Nerrigundah is a locality and former village in south eastern New South Wales situated at the head of the Tuross River Valley, nineteen kilometres inland from Bodalla. At the , the locality had a population of 40.

The Walbanga people, a group of the Yuin once lived over the area. It is not known how long the Walbanga people lived over the area as the area underwent significant change with sea level rise 18,000 to 7,500 years ago which completely displaced inhabitants of previous coastal areas and resulted in dramatic changes in distributions of peoples. The place name, Nerrigundah, is derived from an aboriginal word for 'camp where edible berries grow'.

Nerrigundah and its valley were used as a cattle run by Thomas Mort of Bodalla prior to the discovery of gold on 23 December 1860 by George Cook, Joseph Goodenough and William Crouch. The discovery of gold was recorded at the office of the Gold Commissioner at Braidwood, New South Wales on 2 January 1861.

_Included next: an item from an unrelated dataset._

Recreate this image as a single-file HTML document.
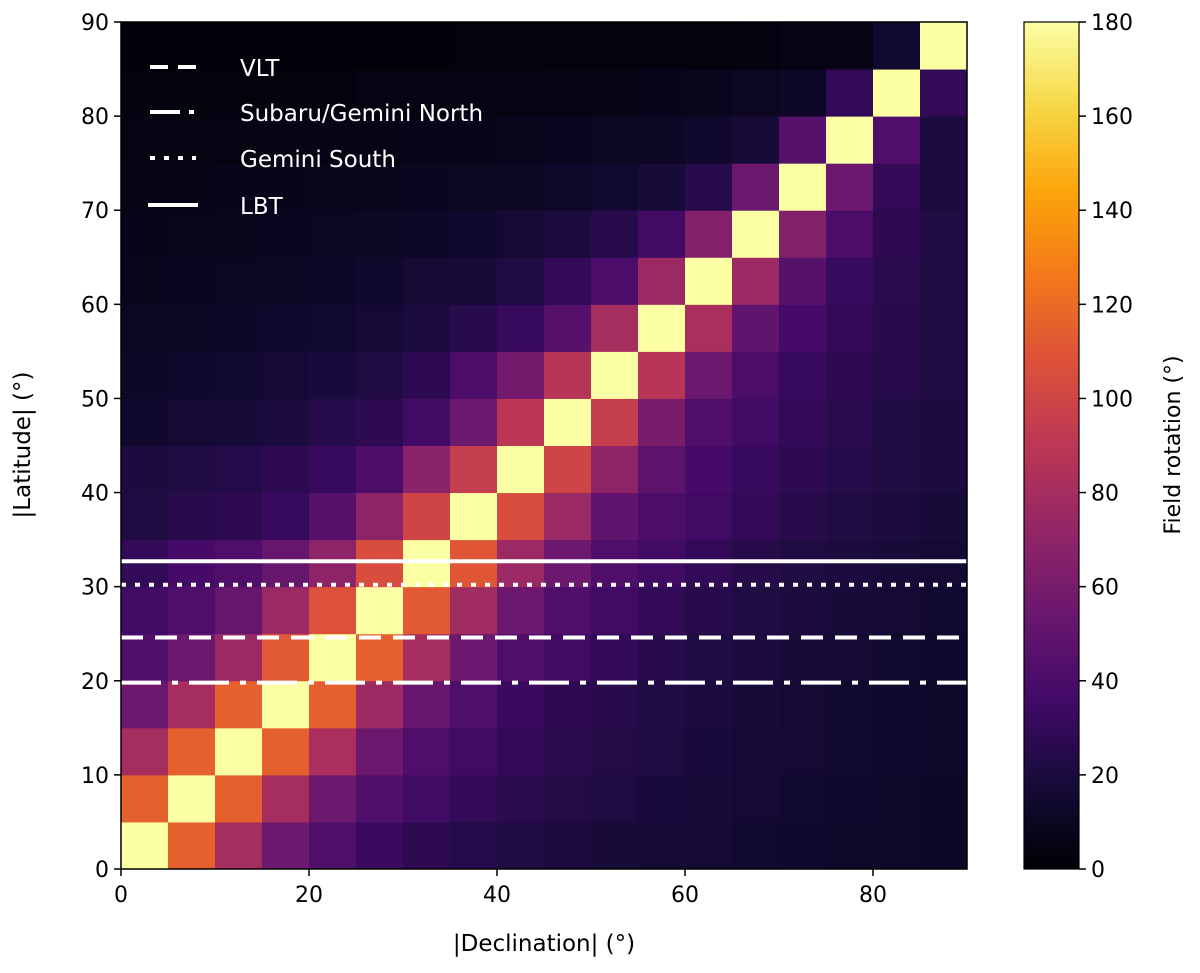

On 8 April 1866, Nerrigundah was raided by bushrangers, the Clarke brothers, Thomas and John, and their associates. They held up a number of passers-by outside the town at Deep Creek and then attacked the store and hotel. During the raid, William Fletcher, a new recruit to the gang, was shot dead by NSW Police trooper Miles O'Grady when he and constable Smythe confronted the gang. Trooper O'Grady was shot and later died of his wounds and was buried in Moruya. A monument to his memory was erected and remains at Nerrigundah.

Although the area was already a mining settlement, the site of the Village of Nerrigundah was not reserved until April 1868. The plan of the village probably reflects the irregular layout of the earlier settlement.

Gold mining in the area continued into the early years of the 20th century.

Following its heyday during gold mining, Nerrigundah survived as a small village sustained by local production of timber, wattle bark (for tanning) and eucalyptus oil. Nerrigundah had a sawmill that provided employment, including for local Yuin people. The sawmilling company also provided housing. The sawmilling operation had ended by 2000.

The village had a school from 1863 to 1923 and again from 1959 to 1972. The village has more than one burial ground, including the cemetery dedicated in 1904.

Nerrigundah was severely affected by bushfire, during the 2019–2020 Australian summer. On 31 December 2019, fire destroyed the village's hall and 20 of its 25 homes and one of its residents died. Despite this catastrophe, the population of the locality increased between the 2016 and 2021 censuses.